Es wäre vielleicht zutreffend zu sagen, dass diese zuletzt genannten Aktivitäten – (intellektuelles Verständnis, schnelle Beurteilung, inspirierte Tätigkeit, mentales Erfassen) – mentale Darstellungen der höheren Fähigkeiten sind, Versuche des normalen Verstandes, dieselben Dinge zu tun oder, dass sie die bestmögliche Imitation der Funktionen der höheren Natur sind, die der Intellekt anbieten kann. Die wahren Intuitionen unterscheiden sich von diesen wirkungsvollen aber unvollständigen Nachahmungen in ihrer Substanz des Lichts, in ihrer Vorgehensweise und in ihrer Methode der Erkenntnis. Die Schnelligkeit des Intellekts ist abhängig vom Erwachen aus einer grundlegenden mentalen Unwissenheit, zur Auffassung mentaler Darstellungen und Denkbilder der Wahrheit, die in ihrem eigenen Umfeld und zu ihrem eigenen Zweck gültig sind, aber sie sind nicht notwendigerweise von Natur aus zuverlässig.

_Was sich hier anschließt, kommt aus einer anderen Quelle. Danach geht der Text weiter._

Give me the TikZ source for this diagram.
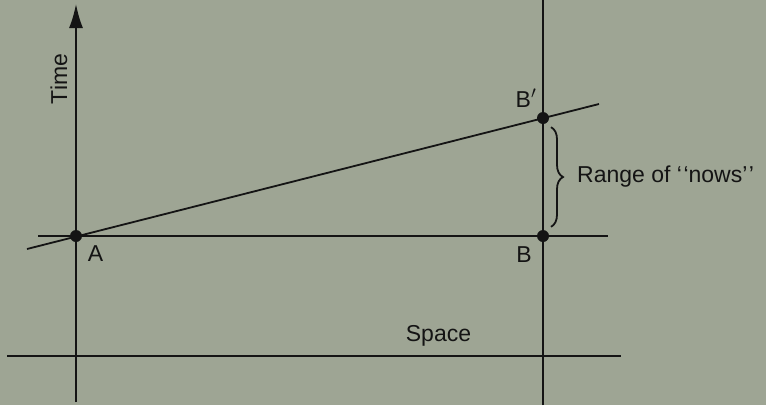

Für ihre Entstehung sind sie von der Eingabe mentaler Daten und von Sinneswahrnehmungen abhängig oder von der Ansammlung mentalen Wissens aus der Vergangenheit. Sie suchen nach der Wahrheit als nach einer Sache, die außerhalb liegt, wie nach einem Gegenstand, der gefunden werden muss, den man betrachtet und aufbewahrt wie eine Errungenschaft und dessen Oberfläche, Aspekte und Hinweise man dann untersuchen muss, wenn man ihn gefunden hat. Diese Untersuchung kann niemals eine ganz vollständige und adäquate Idee der Wahrheit vermitteln. Wie positiv auch immer die gefundenen Ideen in der Zeit sein mögen, in der sie entdeckt werden, sie können zu jedem Zeitpunkt überholt werden, zurückgewiesen und sich als unvereinbar mit neu entdecktem Wissen erweisen.

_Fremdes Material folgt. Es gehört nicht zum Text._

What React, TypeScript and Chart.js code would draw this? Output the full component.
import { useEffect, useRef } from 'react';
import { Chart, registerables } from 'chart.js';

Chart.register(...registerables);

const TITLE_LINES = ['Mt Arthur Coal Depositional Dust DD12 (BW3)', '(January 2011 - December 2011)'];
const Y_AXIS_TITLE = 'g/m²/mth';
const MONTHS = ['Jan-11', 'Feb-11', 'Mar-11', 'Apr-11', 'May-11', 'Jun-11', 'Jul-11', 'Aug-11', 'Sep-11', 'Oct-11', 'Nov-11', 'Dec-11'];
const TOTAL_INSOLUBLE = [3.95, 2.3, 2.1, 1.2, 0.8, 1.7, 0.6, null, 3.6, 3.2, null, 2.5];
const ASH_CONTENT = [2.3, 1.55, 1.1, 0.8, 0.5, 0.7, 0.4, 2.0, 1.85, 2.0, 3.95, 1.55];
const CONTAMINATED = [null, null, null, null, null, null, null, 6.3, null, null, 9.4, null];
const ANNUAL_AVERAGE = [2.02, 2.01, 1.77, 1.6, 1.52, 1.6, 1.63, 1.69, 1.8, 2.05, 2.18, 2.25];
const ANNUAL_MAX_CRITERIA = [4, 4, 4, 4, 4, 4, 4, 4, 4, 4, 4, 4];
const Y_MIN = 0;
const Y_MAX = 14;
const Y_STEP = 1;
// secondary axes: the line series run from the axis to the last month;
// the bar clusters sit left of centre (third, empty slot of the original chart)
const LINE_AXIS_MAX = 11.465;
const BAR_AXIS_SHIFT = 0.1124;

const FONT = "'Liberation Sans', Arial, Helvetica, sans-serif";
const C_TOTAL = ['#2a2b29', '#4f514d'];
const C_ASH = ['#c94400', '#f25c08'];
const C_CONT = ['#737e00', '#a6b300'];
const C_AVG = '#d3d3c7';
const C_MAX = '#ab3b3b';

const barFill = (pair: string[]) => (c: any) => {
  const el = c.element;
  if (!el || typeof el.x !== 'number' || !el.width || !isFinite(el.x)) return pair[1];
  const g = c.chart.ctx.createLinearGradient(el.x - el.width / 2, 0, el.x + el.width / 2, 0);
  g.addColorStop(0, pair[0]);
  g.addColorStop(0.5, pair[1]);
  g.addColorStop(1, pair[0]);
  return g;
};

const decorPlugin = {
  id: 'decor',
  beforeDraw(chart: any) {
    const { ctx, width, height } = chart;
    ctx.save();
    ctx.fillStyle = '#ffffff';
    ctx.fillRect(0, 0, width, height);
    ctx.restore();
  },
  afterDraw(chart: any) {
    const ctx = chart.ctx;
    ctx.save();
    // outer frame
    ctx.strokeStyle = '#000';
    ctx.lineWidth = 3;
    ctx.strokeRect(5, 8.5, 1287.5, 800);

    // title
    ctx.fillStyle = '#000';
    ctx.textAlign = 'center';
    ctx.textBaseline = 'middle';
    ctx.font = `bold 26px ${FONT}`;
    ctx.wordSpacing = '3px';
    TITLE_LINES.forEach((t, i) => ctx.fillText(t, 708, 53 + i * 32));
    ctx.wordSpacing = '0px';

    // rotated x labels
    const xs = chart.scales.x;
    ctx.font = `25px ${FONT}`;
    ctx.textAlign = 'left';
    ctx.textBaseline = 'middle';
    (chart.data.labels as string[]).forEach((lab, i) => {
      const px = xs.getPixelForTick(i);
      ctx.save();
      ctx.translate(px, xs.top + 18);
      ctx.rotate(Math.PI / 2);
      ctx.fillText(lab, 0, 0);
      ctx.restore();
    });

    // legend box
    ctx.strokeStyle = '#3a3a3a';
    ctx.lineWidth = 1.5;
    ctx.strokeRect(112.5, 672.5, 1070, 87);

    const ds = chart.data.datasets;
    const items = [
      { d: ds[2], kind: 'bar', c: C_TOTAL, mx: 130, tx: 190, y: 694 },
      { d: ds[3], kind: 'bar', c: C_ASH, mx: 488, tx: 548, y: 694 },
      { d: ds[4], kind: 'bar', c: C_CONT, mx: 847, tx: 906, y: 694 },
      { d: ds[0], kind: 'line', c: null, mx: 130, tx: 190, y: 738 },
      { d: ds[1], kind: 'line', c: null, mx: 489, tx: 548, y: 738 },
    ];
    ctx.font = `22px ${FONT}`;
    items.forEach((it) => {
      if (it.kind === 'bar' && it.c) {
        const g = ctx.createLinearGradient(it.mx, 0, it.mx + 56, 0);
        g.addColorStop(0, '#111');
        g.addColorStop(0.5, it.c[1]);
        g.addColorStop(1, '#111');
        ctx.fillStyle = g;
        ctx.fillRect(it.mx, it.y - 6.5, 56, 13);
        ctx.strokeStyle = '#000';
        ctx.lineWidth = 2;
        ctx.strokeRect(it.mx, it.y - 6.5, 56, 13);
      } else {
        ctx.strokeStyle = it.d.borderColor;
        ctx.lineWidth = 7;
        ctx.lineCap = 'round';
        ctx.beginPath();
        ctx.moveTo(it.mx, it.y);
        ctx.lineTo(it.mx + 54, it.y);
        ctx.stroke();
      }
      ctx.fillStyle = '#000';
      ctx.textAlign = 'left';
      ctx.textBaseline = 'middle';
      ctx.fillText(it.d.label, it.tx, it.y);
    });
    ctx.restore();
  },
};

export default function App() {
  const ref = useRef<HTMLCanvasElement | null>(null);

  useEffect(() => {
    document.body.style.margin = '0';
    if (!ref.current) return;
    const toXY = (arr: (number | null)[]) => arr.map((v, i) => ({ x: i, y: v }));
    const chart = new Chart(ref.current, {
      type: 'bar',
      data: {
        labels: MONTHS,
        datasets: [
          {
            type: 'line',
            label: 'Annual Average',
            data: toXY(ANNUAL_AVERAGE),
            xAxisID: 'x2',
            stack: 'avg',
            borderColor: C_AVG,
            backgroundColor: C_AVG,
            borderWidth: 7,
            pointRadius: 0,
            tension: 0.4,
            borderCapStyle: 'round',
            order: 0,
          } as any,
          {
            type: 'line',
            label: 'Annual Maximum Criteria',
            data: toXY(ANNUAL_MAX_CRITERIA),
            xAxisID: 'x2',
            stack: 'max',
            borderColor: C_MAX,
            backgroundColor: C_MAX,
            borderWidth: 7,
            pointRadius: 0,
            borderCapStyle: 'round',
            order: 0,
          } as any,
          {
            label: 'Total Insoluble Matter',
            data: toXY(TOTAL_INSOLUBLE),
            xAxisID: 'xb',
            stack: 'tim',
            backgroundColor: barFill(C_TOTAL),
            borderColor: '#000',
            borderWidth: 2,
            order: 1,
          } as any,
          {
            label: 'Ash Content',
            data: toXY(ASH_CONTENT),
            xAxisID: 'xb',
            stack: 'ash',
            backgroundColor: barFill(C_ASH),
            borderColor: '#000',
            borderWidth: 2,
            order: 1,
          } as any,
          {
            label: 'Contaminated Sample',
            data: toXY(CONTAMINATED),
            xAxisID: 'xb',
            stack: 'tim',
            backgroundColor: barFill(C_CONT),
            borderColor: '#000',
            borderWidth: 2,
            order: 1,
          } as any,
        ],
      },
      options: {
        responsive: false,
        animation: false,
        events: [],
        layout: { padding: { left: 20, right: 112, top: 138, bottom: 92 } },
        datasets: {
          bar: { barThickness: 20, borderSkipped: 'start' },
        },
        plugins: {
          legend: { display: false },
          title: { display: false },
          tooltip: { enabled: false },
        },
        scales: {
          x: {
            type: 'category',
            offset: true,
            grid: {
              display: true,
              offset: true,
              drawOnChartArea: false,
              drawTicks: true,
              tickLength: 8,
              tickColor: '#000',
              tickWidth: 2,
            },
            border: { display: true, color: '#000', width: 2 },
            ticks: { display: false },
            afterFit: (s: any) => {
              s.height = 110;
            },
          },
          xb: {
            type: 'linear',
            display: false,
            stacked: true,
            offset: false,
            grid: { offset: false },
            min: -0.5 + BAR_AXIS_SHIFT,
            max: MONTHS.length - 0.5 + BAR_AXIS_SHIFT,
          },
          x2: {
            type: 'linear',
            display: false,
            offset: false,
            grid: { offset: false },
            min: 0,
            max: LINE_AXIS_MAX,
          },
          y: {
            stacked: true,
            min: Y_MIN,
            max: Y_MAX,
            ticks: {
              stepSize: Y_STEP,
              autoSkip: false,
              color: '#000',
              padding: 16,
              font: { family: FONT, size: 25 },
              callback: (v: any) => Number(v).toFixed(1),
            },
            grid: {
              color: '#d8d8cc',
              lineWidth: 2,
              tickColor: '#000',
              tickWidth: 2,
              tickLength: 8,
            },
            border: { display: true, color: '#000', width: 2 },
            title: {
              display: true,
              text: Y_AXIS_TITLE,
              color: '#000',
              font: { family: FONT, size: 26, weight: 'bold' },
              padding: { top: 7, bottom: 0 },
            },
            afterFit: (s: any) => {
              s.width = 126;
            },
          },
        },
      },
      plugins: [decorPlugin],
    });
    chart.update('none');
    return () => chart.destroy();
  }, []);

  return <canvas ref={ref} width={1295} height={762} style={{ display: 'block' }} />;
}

Das intuitive Wissen hingegen, wie begrenzt es auch in seinem Anwendungsgebiet sein mag, ist innerhalb dieses Bereichs verlässlich, mit einer sofortigen, beständigen und besonders einer durch sich selbst bestehenden Gewissheit.

SRI AUROBINDO, CWSA 23-24:813

Um zu wahrer Intuition zu gelangen, muss man den Eigensinn des Denkens und auch den des Gefühls loswerden sowie deren Bevorzugungen, Launen, Einbildungen und ihre starken Widersprüche und man muss den Druck des Egos eliminieren, der das Bewusstsein in den Dienst seiner eigenen Ansprüche und Wünsche stellt.

Ansonsten dringen diese Dinge mit Macht ein und geben sich als Intuitionen, Inspirationen und alles andere aus. Oder sie verdrehen und verderben die Intuitionen, wenn sie kommen, durch die Beimischung dieser ignoranten Kräfte.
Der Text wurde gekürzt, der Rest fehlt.